As we look at the history of the church, we see that morning and evening worship on the Lord's Day was the norm. In the early fourth century, the church historian Eusebius of Caesarea described what he understood to be the universal practice of the church:
"For it is surely no small sign of God’s power that throughout the whole world in the churches of God at the morning rising of the sun and at the evening hours, hymns, praises, and truly divine delights are offered to God. God’s delights are indeed the hymns sent up everywhere on earth in his Church at the times of morning and evening." (emphasis mine)
During the Middle Ages, morning worship became known as “lauds” and evening worship “vespers.” Attending both lauds and vespers was standard practice for Christians.
At the time of the Reformation, the custom of morning and evening worship continued as evidenced in the liturgies of the Reformed churches in the sixteenth century. Typically, the evening (or in many cases, afternoon) service was devoted to an exposition of Reformed doctrine and was more catechetical in nature. So important was this second service to the life of the Reformed churches, that when it was threatened by the protests of the Remonstrants (Arminians), the matter was brought to the Synod of Dort (1618-19) and discussed at great length. The overwhelming testimony at the Synod by the delegates from countries all over Europe was that the second service was something to be guarded and cherished in order that the Reformed faith might continue to flourish and Christians have greater opportunity to mature in their understanding.
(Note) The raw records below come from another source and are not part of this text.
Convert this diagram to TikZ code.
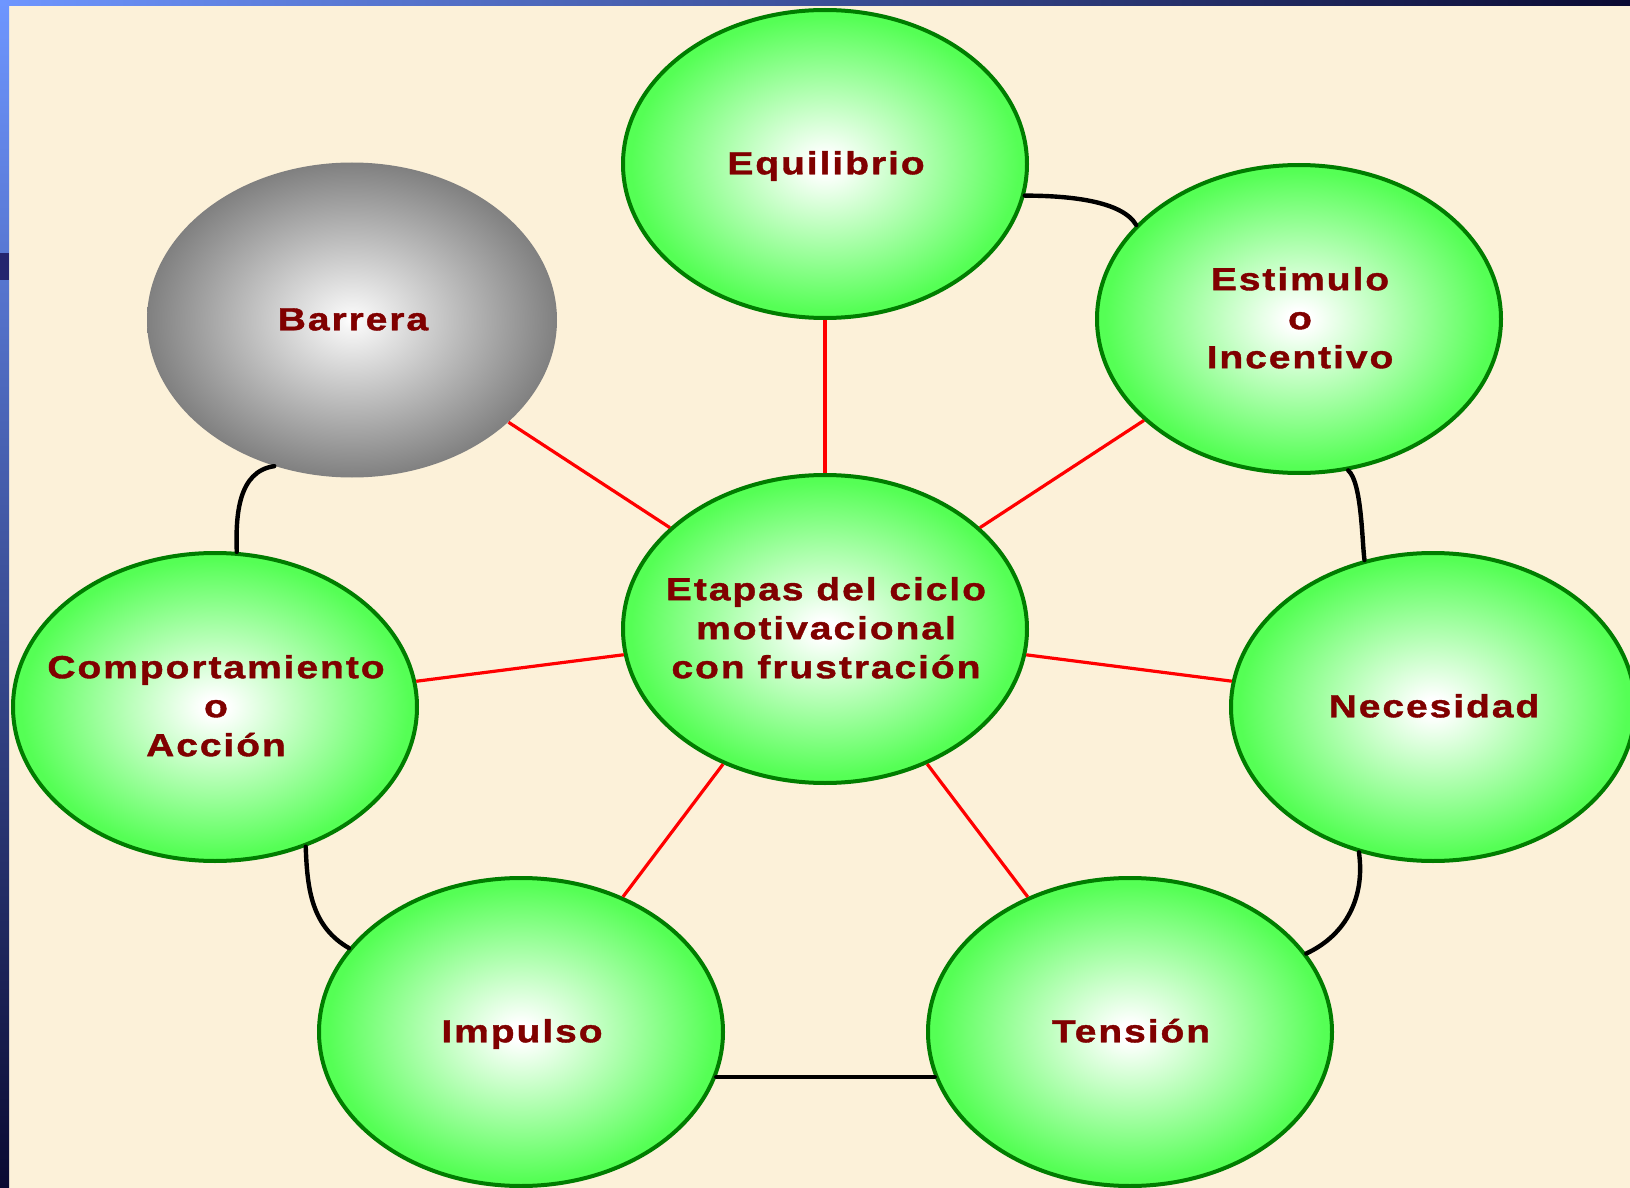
\documentclass[tikz,border=0pt]{standalone}
\usepackage{fontspec}
\newfontfamily\lblfont[FakeStretch=1.22,LetterSpace=6,FakeBold=1.2]{Liberation Sans}
\usetikzlibrary{shapes.geometric}
\definecolor{ballgreen}{RGB}{85,255,85}
\definecolor{ringgreen}{RGB}{0,125,0}
\definecolor{txtred}{RGB}{128,0,0}
\definecolor{paper}{RGB}{252,241,217}
\definecolor{ballgray}{RGB}{128,128,128}
\definecolor{bandlight}{RGB}{110,150,255}
\definecolor{bandmid}{RGB}{100,100,255}
\definecolor{banddark}{RGB}{10,10,50}
\pgfdeclareradialshading{greenball}{\pgfpointorigin}{color(0bp)=(white); color(1.5bp)=(white); color(24bp)=(ballgreen); color(25bp)=(ballgreen); color(50bp)=(ballgreen)}
\pgfdeclareradialshading{grayball}{\pgfpointorigin}{color(0bp)=(white); color(1.5bp)=(white!96!black); color(25bp)=(ballgray); color(50bp)=(ballgray)}
\begin{document}
\begin{tikzpicture}[x=0.5pt,y=-0.5pt,
  ell/.style={ellipse, draw=ringgreen, line width=2pt, shade, shading=greenball,
    minimum width=202pt, minimum height=154pt, inner sep=0pt},
  grayell/.style={ellipse, shade, shading=grayball,
    minimum width=205pt, minimum height=157.5pt, inner sep=0pt},
  lbl/.style={text=txtred, font=\lblfont\bfseries\fontsize{16}{19.5}\selectfont,
    align=center, inner sep=0pt, xshift=0.5pt, yshift=0.6pt},
  one/.style={text height=11.5pt, text depth=0pt},
  redline/.style={draw=red, line width=1.6pt},
  blackline/.style={draw=black, line width=2.2pt, line cap=round}]
\useasboundingbox (0,0) rectangle (1630,1188);
\clip (0,0) rectangle (1630,1188);
\fill[paper] (0,0) rectangle (1630,1188);
\shade[top color=bandlight, middle color=bandmid, bottom color=banddark] (0,0) rectangle (9,1188);
\shade[left color=bandlight, middle color=bandmid, right color=banddark] (0,0) rectangle (1630,6);
\fill[banddark!70!bandmid] (0,253) rectangle (9,280);

\node[ell] (eq) at (825,164) {};
\node[grayell] (ba) at (352,320) {};
\node[ell] (es) at (1299,319) {};
\node[ell] (c) at (825,629) {};
\node[ell] (co) at (215,707) {};
\node[ell] (ne) at (1433,707) {};
\node[ell] (im) at (521,1032) {};
\node[ell] (te) at (1130,1032) {};

\node[lbl,one] (eqT) at (eq) {Equilibrio};
\node[lbl,one] (baT) at (ba) {Barrera};
\node[lbl] (esT) at (es) {Estimulo\\o\\Incentivo};
\node[lbl] (cT) at (c) {Etapas del ciclo\\motivacional\\con frustración};
\node[lbl] (coT) at (co) {Comportamiento\\o\\Acción};
\node[lbl,one] (neT) at (ne) {Necesidad};
\node[lbl,one] (imT) at (im) {Impulso};
\node[lbl,one] (teT) at (te) {Tensión};

\draw[redline] (c) -- (eq);
\draw[redline] (c) -- (ba);
\draw[redline] (c) -- (es);
\draw[redline] (c) -- (co);
\draw[redline] (c) -- (ne);
\draw[redline] (c) -- (im);
\draw[redline] (c) -- (te);

\draw[blackline] (eq.-9) .. controls +(45,0) and +(-14,-24) .. (es.150);
\draw[blackline] (es.-72) to[out=-40,in=98,looseness=0.5] (ne.115);
\draw[blackline] (ne.-117) to[out=-82,in=25] (te.24);
\draw[blackline] (im.-13.6) -- (te.193.6);
\draw[blackline] (co.-57) to[out=-88,in=150] (im.154);
\draw[blackline] (co.82) to[out=92,in=188] (ba.-118);
\end{tikzpicture}
\end{document}
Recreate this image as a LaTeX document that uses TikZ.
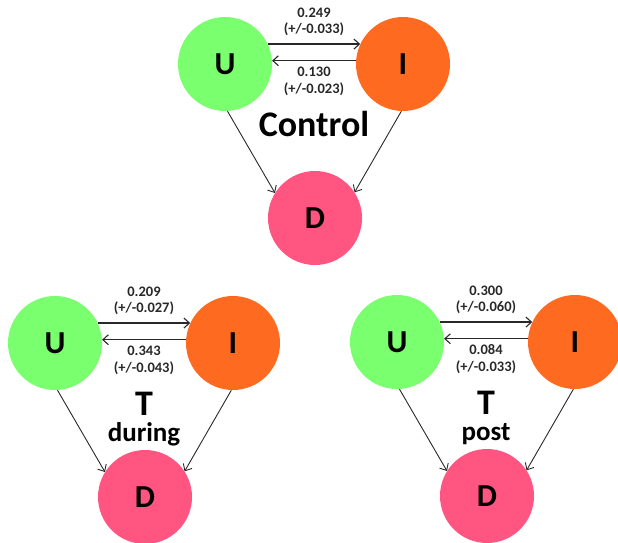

Through the centuries, this practice continued to be a principal part of Reformed worship as it can be traced in the traditions of the Dutch Reformed churches, English Puritanism and Scottish Presbyterianism, as well as Anglicanism and early Lutheranism. Thus, it must be understood that Protestant churches that have dropped the evening worship service altogether have sharply departed from what has historically been a normal practice of Christ’s church.